What's behind the variations on precipitation patterns?

Precipitation patterns describe the amount and distribution of rainfall or other forms of precipitation over a specific period, such as a season or year, within a particular region.

Precipitation patterns refer to the seasonal cycles of dry and wet periods in a specific area. These patterns vary significantly from one region to another and may also change within the same location due to various factors. Most of these changes, however, are influenced by human activities. Climate change vulnerability describes the degree to which ecosystems or societies are at risk due to the impacts of climate change. Higher risks indicate greater vulnerability, whereas lower risks signify reduced vulnerability.

Causes of Variations in Precipitation Patterns

The geographical location of an area is a critical determinant of its precipitation patterns. Desert regions, typically found between 15° and 35° north and south of the equator, experience minimal rainfall because dry air descends from high-pressure systems. Similarly, large continental interiors tend to be dry due to their distance from moisture sources. In such regions, clouds lose their moisture before reaching the center of the continents, as seen in areas like Central North America.

Polar regions also receive little precipitation. The cold air in these areas cannot hold as much moisture as warm air, which reduces the likelihood of rain or snowfall. Conversely, areas near the equator receive abundant precipitation due to constant solar heating. This process causes large-scale evaporation, resulting in moist air that rises, cools at higher altitudes, and forms convectional rainfall. Mountain ranges located near water sources also experience high levels of precipitation as moist air is forced upward, cools, and condenses into rain.

While geographical factors largely explain variations in precipitation patterns, other contributors, including climate change, play a significant role.

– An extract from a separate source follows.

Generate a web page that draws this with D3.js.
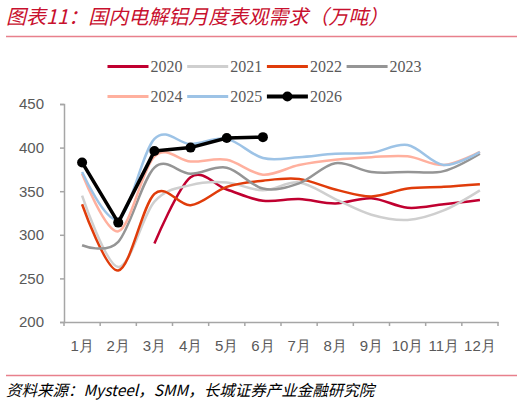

Climate models predict that rising global temperatures will intensify the earth's water cycle by increasing evaporation. This could lead to higher rainfall in some regions and drying in others.

Precipitation Patterns and Climate Change

Climate change influences precipitation patterns by causing global temperatures to rise. As the air becomes warmer, it holds more moisture, leading to increased evaporation from land and water surfaces. This, in turn, results in heavier precipitation and more frequent downpours in some areas. However, this precipitation is unevenly distributed globally.

Regions in higher latitudes are expected to experience more rainfall, while areas closer to the equator may see a decline. The shifting patterns are attributed to changes in air and ocean currents driven by climate change. These disruptions have significant consequences, as areas with excessive rainfall face flooding, and those with reduced precipitation experience droughts. Both scenarios negatively impact agriculture, water supplies, energy production, biodiversity, and overall economic stability.

Addressing Climate Change Vulnerability

Mitigating the risks posed by climate change requires comprehensive strategies. Vulnerable communities, particularly those reliant on natural resources, need to adopt resilient approaches to production. Enhancing the adaptive capacity of individuals and institutions at local, regional, and national levels is essential to reducing vulnerability.

Improved communication between scientists and decision-makers is equally important. Effective integration of natural and social science insights into climate-related policies can enhance decision-making processes. However, the use of climate data in policymaking remains limited. To address this gap, participatory approaches, such as scenario development, can help engage decision-makers and generate solutions that are well-informed and practical.

The changing precipitation patterns caused by climate change pose significant risks to human and environmental systems. Strong measures are needed to mitigate these impacts and reduce vulnerability. Efforts to enhance resilience, improve communication, and integrate scientific knowledge into decision-making are essential for creating a sustainable and climate-resilient future.